2) Plebiscito não é um modo de retirar poderes do Legislativo, visto que o próprio Legislativo pode ser o formulador das perguntas que vão para o processo plebiscitário. Também é preciso lembrar que o Brasil já decidiu seu sistema de governo por duas vezes em plebiscito: em 1993, quando escolhemos entre monarquia, presidencialismo e parlamentarismo, e em 1963, quando escolhemos entre o fim ou não do parlamentarismo (que havia sido criado em 1961 a partir das negociações fruto da renúncia de Jânio Quadros e da tentativa de golpe por parte dos setores conservadores). Ou seja, os temas trazidos num eventual processo de reforma política não são “complexos demais para um plebiscito”.
3) A democracia não pode se restringir a eleições para escolha de representantes. Por isso, mecanismos como um plebiscito são importantes para aprofundar o debate sobre os temas importantes para o país. Os argumentos usados por parlamentares da oposição de direita e da própria base governista mostram que esses setores compreendem seus mandatos como “cheques em branco”, visto que foram “eleitos” e são “legítimos representantes do povo”. Mesmo que isso fosse 100% verdade, determinados temas podem ir a crivo popular extraordinariamente, justamente para verificar se os parlamentares estão sendo representantes efetivos da vontade popular.
4) Entre um plebiscito e um referendo, fico sempre com a primeira opção. No referendo, o Congresso Nacional já decidiu e aí nós temos que confirmar ou não. Foi o que aconteceu no tema do desarmamento. Falando nisso, alguém lembra no que votou naquele referendo?
5) Plebiscito não é um sinal de que o Brasil está a caminho de uma “revolução bolivariana” (seja lá o que isso for).
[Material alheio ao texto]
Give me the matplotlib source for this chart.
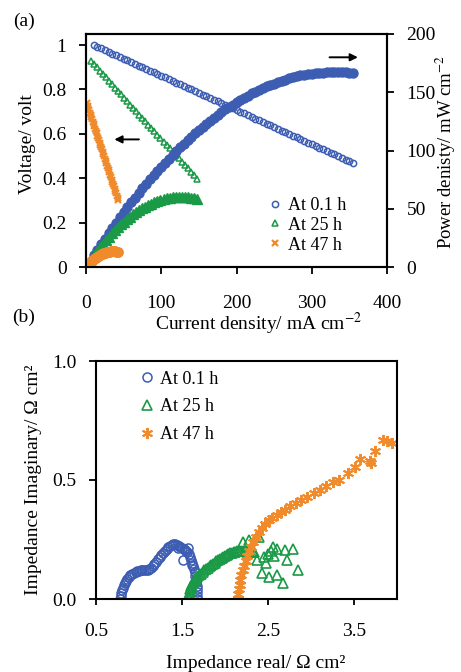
import matplotlib
matplotlib.use('Agg')
import matplotlib.pyplot as plt
import numpy as np

plt.rcParams['font.family'] = ['Liberation Serif', 'DejaVu Serif']
plt.rcParams['mathtext.fontset'] = 'stix'

BLUE = '#3d5db3'
GREEN = '#1a9a46'
ORANGE = '#f08a2a'

# (a) polarisation data: current density (mA cm-2) and voltage (V)
j_01 = [10, 15, 20, 25, 30, 35, 40, 45, 50, 55, 60, 65, 70, 75, 80, 85, 90, 95,
        100, 105, 110, 115, 120, 125, 130, 135, 140, 145, 150, 155, 160, 165,
        170, 175, 180, 185, 190, 195, 200, 205, 210, 215, 220, 225, 230, 235,
        240, 245, 250, 255, 260, 265, 270, 275, 280, 285, 290, 295, 300, 305,
        310, 315, 320, 325, 330, 335, 340, 345, 350, 355]
v_01 = [1.000, 0.992, 0.985, 0.977, 0.969, 0.962, 0.954, 0.946, 0.938, 0.931,
        0.923, 0.915, 0.908, 0.900, 0.892, 0.885, 0.877, 0.869, 0.861, 0.854,
        0.846, 0.838, 0.831, 0.823, 0.815, 0.808, 0.800, 0.792, 0.784, 0.777,
        0.769, 0.761, 0.754, 0.746, 0.738, 0.731, 0.723, 0.715, 0.707, 0.700,
        0.692, 0.684, 0.677, 0.669, 0.661, 0.654, 0.646, 0.638, 0.630, 0.623,
        0.615, 0.607, 0.600, 0.592, 0.584, 0.577, 0.569, 0.561, 0.553, 0.546,
        0.538, 0.530, 0.523, 0.515, 0.507, 0.500, 0.492, 0.484, 0.476, 0.469]

j_25 = [7, 11, 15, 19, 23, 27, 31, 35, 39, 43, 47, 51, 55, 59, 63, 67, 71, 75,
        79, 83, 87, 91, 95, 99, 103, 107, 111, 115, 119, 123, 127, 131, 135,
        139, 143, 147]
v_25 = [0.930, 0.915, 0.900, 0.884, 0.869, 0.854, 0.839, 0.824, 0.808, 0.793,
        0.778, 0.763, 0.748, 0.732, 0.717, 0.702, 0.687, 0.672, 0.656, 0.641,
        0.626, 0.611, 0.596, 0.580, 0.565, 0.550, 0.535, 0.520, 0.504, 0.489,
        0.474, 0.459, 0.444, 0.428, 0.413, 0.398]

j_47 = [1, 2, 3, 4, 5, 6, 7, 8, 9, 10, 11, 12, 13, 14, 15, 16, 17, 18, 19, 20,
        21, 22, 23, 24, 25, 26, 27, 28, 29, 30, 31, 32, 33, 34, 35, 36, 37, 38,
        39, 40, 41, 42, 43]
v_47 = [0.738, 0.727, 0.717, 0.707, 0.696, 0.686, 0.675, 0.665, 0.655, 0.644,
        0.634, 0.623, 0.613, 0.602, 0.592, 0.582, 0.571, 0.561, 0.550, 0.540,
        0.530, 0.519, 0.509, 0.498, 0.488, 0.478, 0.467, 0.457, 0.446, 0.436,
        0.426, 0.415, 0.405, 0.394, 0.384, 0.374, 0.363, 0.353, 0.342, 0.332,
        0.322, 0.311, 0.301]

# power density = voltage x current density (mW cm-2)
p_01 = np.array(v_01) * np.array(j_01)
p_25 = np.array(v_25) * np.array(j_25)
p_47 = np.array(v_47) * np.array(j_47)

# (b) impedance spectra (ohm cm2)
zr_01 = [0.78, 0.785, 0.79, 0.80, 0.81, 0.82, 0.835, 0.85, 0.865, 0.88, 0.90,
         0.92, 0.94, 0.96, 0.98, 1.00, 1.02, 1.04, 1.06, 1.08, 1.10, 1.12, 1.14,
         1.16, 1.18, 1.20, 1.22, 1.24, 1.26, 1.28, 1.30, 1.32, 1.34, 1.36, 1.38,
         1.40, 1.42, 1.44, 1.46, 1.48, 1.50, 1.52, 1.54, 1.56, 1.58, 1.595,
         1.61, 1.62, 1.63, 1.64, 1.65, 1.655, 1.66, 1.665, 1.67, 1.675, 1.678,
         1.68, 1.68, 1.51, 1.55, 1.57, 1.62, 1.45]
zi_01 = [0.000, 0.012, 0.024, 0.036, 0.047, 0.057, 0.067, 0.077, 0.085, 0.092,
         0.099, 0.105, 0.110, 0.114, 0.117, 0.119, 0.120, 0.121, 0.121, 0.121,
         0.122, 0.124, 0.130, 0.138, 0.147, 0.157, 0.166, 0.175, 0.184, 0.193,
         0.202, 0.210, 0.217, 0.223, 0.228, 0.231, 0.231, 0.228, 0.223, 0.218,
         0.214, 0.210, 0.205, 0.198, 0.189, 0.178, 0.165, 0.152, 0.139, 0.126,
         0.112, 0.098, 0.084, 0.070, 0.056, 0.042, 0.028, 0.014, 0.002, 0.164,
         0.200, 0.215, 0.143, 0.215]

zr_25 = [1.58, 1.582, 1.585, 1.59, 1.595, 1.60, 1.61, 1.62, 1.635, 1.65, 1.665,
         1.68, 1.70, 1.72, 1.74, 1.76, 1.78, 1.80, 1.82, 1.84, 1.86, 1.88, 1.90,
         1.92, 1.94, 1.96, 1.98, 2.00, 2.02, 2.04, 2.06, 2.08, 2.10, 2.12, 2.14,
         2.16, 2.18, 2.20, 2.22, 2.24, 2.26, 2.28, 2.30, 2.32, 2.34,
         2.21, 2.28, 2.39, 2.56, 2.61, 2.70, 2.79, 2.72, 2.85, 2.43, 2.51, 2.60,
         2.68, 2.48, 2.53, 2.45, 2.37, 2.50, 2.57]
zi_25 = [0.000, 0.010, 0.020, 0.030, 0.040, 0.048, 0.056, 0.064, 0.072, 0.080,
         0.087, 0.094, 0.101, 0.107, 0.114, 0.120, 0.126, 0.132, 0.137, 0.143,
         0.148, 0.153, 0.158, 0.163, 0.168, 0.172, 0.177, 0.181, 0.185, 0.189,
         0.192, 0.195, 0.197, 0.199, 0.200, 0.201, 0.201, 0.201, 0.200, 0.200,
         0.199, 0.199, 0.198, 0.197, 0.196,
         0.240, 0.250, 0.260, 0.220, 0.210, 0.206, 0.210, 0.164, 0.122, 0.108,
         0.094, 0.100, 0.066, 0.150, 0.200, 0.178, 0.164, 0.190, 0.180]

zr_47 = [2.15, 2.155, 2.16, 2.17, 2.18, 2.19, 2.21, 2.22, 2.24, 2.26, 2.28,
         2.30, 2.33, 2.36, 2.39, 2.43, 2.47, 2.51, 2.55, 2.60, 2.65, 2.70, 2.76,
         2.82, 2.88, 2.95, 3.03, 3.10, 3.18, 3.26, 3.33, 3.43, 3.51, 3.57, 3.69,
         3.70, 3.74, 3.84, 3.88, 3.94]
zi_47 = [0.0, 0.02, 0.04, 0.06, 0.08, 0.10, 0.12, 0.14, 0.16, 0.18, 0.20, 0.22,
         0.24, 0.26, 0.28, 0.30, 0.315, 0.33, 0.34, 0.355, 0.365, 0.375, 0.39,
         0.405, 0.415, 0.43, 0.445, 0.46, 0.475, 0.49, 0.50, 0.528, 0.555,
         0.59, 0.578, 0.57, 0.62, 0.668, 0.665, 0.654]

labels = ['At 0.1 h', 'At 25 h', 'At 47 h']

fig = plt.figure(figsize=(4.61, 6.72), dpi=100)
W, H = 461, 672

# ---------- (a) ----------
ax1 = fig.add_axes([86 / W, 1 - 267 / H, 301 / W, 233 / H])
ax2 = ax1.twinx()

l1, = ax1.plot(j_01, v_01, 'o', ms=4.5, mfc='none', mec=BLUE, mew=1.1)
l2, = ax1.plot(j_25, v_25, '^', ms=4.5, mfc='none', mec=GREEN, mew=1.1)
l3, = ax1.plot(j_47, v_47, 'x', ms=4.5, mec=ORANGE, mew=1.6)

ax2.plot(j_01, p_01, 'o', ms=6.5, color=BLUE, mec=BLUE)
ax2.plot(j_25, p_25, '^', ms=6.5, color=GREEN, mec=GREEN)
ax2.plot(j_47, p_47, 'o', ms=6.5, color=ORANGE, mec=ORANGE)

ax1.set_xlim(0, 400)
ax1.set_ylim(0, 1.05)
ax2.set_ylim(0, 200)
ax1.set_xticks([0, 100, 200, 300, 400])
ax1.set_yticks([0, 0.2, 0.4, 0.6, 0.8, 1.0])
ax1.set_yticklabels(['0', '0.2', '0.4', '0.6', '0.8', '1'])
ax2.set_yticks([0, 50, 100, 150, 200])

ax1.tick_params(axis='y', direction='out', length=5, width=1.3, labelsize=14, pad=9)
ax1.tick_params(axis='x', direction='out', length=5, width=1.3, labelsize=14, pad=15)
ax2.tick_params(axis='y', direction='out', length=5, width=1.3, labelsize=14, pad=9)
for ax in (ax1, ax2):
    for s in ax.spines.values():
        s.set_linewidth(1.5)

ax1.annotate('', xy=(34, 0.575), xytext=(74, 0.575),
             arrowprops=dict(arrowstyle='-|>', color='black', lw=1.4, mutation_scale=11))
ax1.annotate('', xy=(365, 0.945), xytext=(320, 0.945),
             arrowprops=dict(arrowstyle='-|>', color='black', lw=1.4, mutation_scale=11))

ax1.legend([l1, l2, l3], labels, loc='upper left', bbox_to_anchor=(0.605, 0.30),
           frameon=False, fontsize=13, handlelength=0.8, handletextpad=0.3,
           borderpad=0, borderaxespad=0, labelspacing=0.15)

fig.text(24 / W, 1 - 21 / H, '(a)', fontsize=14, ha='center', va='center')
fig.text(28 / W, 1 - 144 / H, 'Voltage/ volt', fontsize=14, rotation=90,
         ha='center', va='center')
fig.text(446 / W, 1 - 152 / H, 'Power denisty/ mW cm$^{-2}$', fontsize=13.5,
         rotation=90, ha='center', va='center')
fig.text(259 / W, 1 - 324 / H, 'Current density/ mA cm$^{-2}$', fontsize=14,
         ha='center', va='center')

# ---------- (b) ----------
ax3 = fig.add_axes([96 / W, 1 - 599 / H, 301 / W, 238 / H])
m1, = ax3.plot(zr_01, zi_01, 'o', ms=6.5, mfc='none', mec=BLUE, mew=1.1)
m2, = ax3.plot(zr_25, zi_25, '^', ms=7.5, mfc='none', mec=GREEN, mew=1.2)
m3, = ax3.plot(zr_47, zi_47, marker=(6, 2, 0), ls='none', ms=8, mec=ORANGE, mew=1.4)

ax3.set_xlim(0.5, 4.0)
ax3.set_ylim(0, 1.0)
ax3.set_xticks([0.5, 1.5, 2.5, 3.5])
ax3.set_yticks([0.0, 0.5, 1.0])
ax3.set_yticklabels(['0.0', '0.5', '1.0'])
ax3.tick_params(axis='y', direction='out', length=5, width=1.3, labelsize=14, pad=9)
ax3.tick_params(axis='x', direction='out', length=4, width=1.3, labelsize=14, pad=13)
for s in ax3.spines.values():
    s.set_linewidth(1.5)

ax3.legend([m1, m2, m3], labels, loc='upper left', bbox_to_anchor=(0.145, 0.96),
           frameon=False, fontsize=13, handlelength=0.8, handletextpad=0.3,
           borderpad=0, borderaxespad=0, labelspacing=0.6)

fig.text(24 / W, 1 - 317 / H, '(b)', fontsize=14, ha='center', va='center')
fig.text(33 / W, 1 - 480 / H, 'Impedance Imaginary/ Ω cm²', fontsize=14,
         rotation=90, ha='center', va='center')
fig.text(256 / W, 1 - 663 / H, 'Impedance real/ Ω cm²', fontsize=14,
         ha='center', va='center')

fig.savefig('out.png', dpi=100)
Esses mecanismos são comuns nos EUA, por exemplo. É só você lembrar da última eleição nos EUA e vai ver que, além da votação pra governador e presidente, em vários estados aconteceram plebiscitos sobre legalização da maconha, casamento civil igualitário, entre outros temas. Bom, se você acha que os EUA também estão a caminho de uma “revolução bolivariana”… Aí pode parar de ler este texto. Só pra dar mais um exemplo: no último domingo os eleitores do Uruguai votaram num plebiscito sobre a redução da maioridade penal.
6) Em 2013, no Paraná, muita gente se escandalizou com a votação para conselheiro do Tribunal de Contas do Estado (TCE). Há basicamente duas formas de resolver isso: a) votando em melhores deputados, que por sua vez não votarão em colegas para conselheiro do TCE (essa é uma solução conjuntural, passageira); b) tirando dos parlamentares a prerrogativa de eleição do conselheiro e passando esta prerrogativa para o voto popular. Pois bem… vejo muitas pessoas que questionaram a escolha de Fábio Camargo para o TCE se posicionarem contrárias ao plebiscito. É muita incoerência para uma pessoa em menos de um ano.
7) A maior parcela dos senadores e deputados é contrária ao fim das doações de empresas e pessoas jurídicas para campanhas eleitorais. O sistema, do jeito que está, favorece aos interesses dos que já estão eleitos. A melhor maneira de evitar que isso mude é fazer com que a decisão sobre este tema esteja nas mãos… deles! Quem quer mudanças neste tema tem que se posicionar favorável ao plebiscito.
Por fim, entendo que o fim do financiamento empresarial e a limitação do financiamento privado para as campanhas eleitorais é apenas um primeiro pequeno passo para a “democratização da democracia” brasileira. Se a maneira possível de fazer isso é por um plebiscito, que ele venha!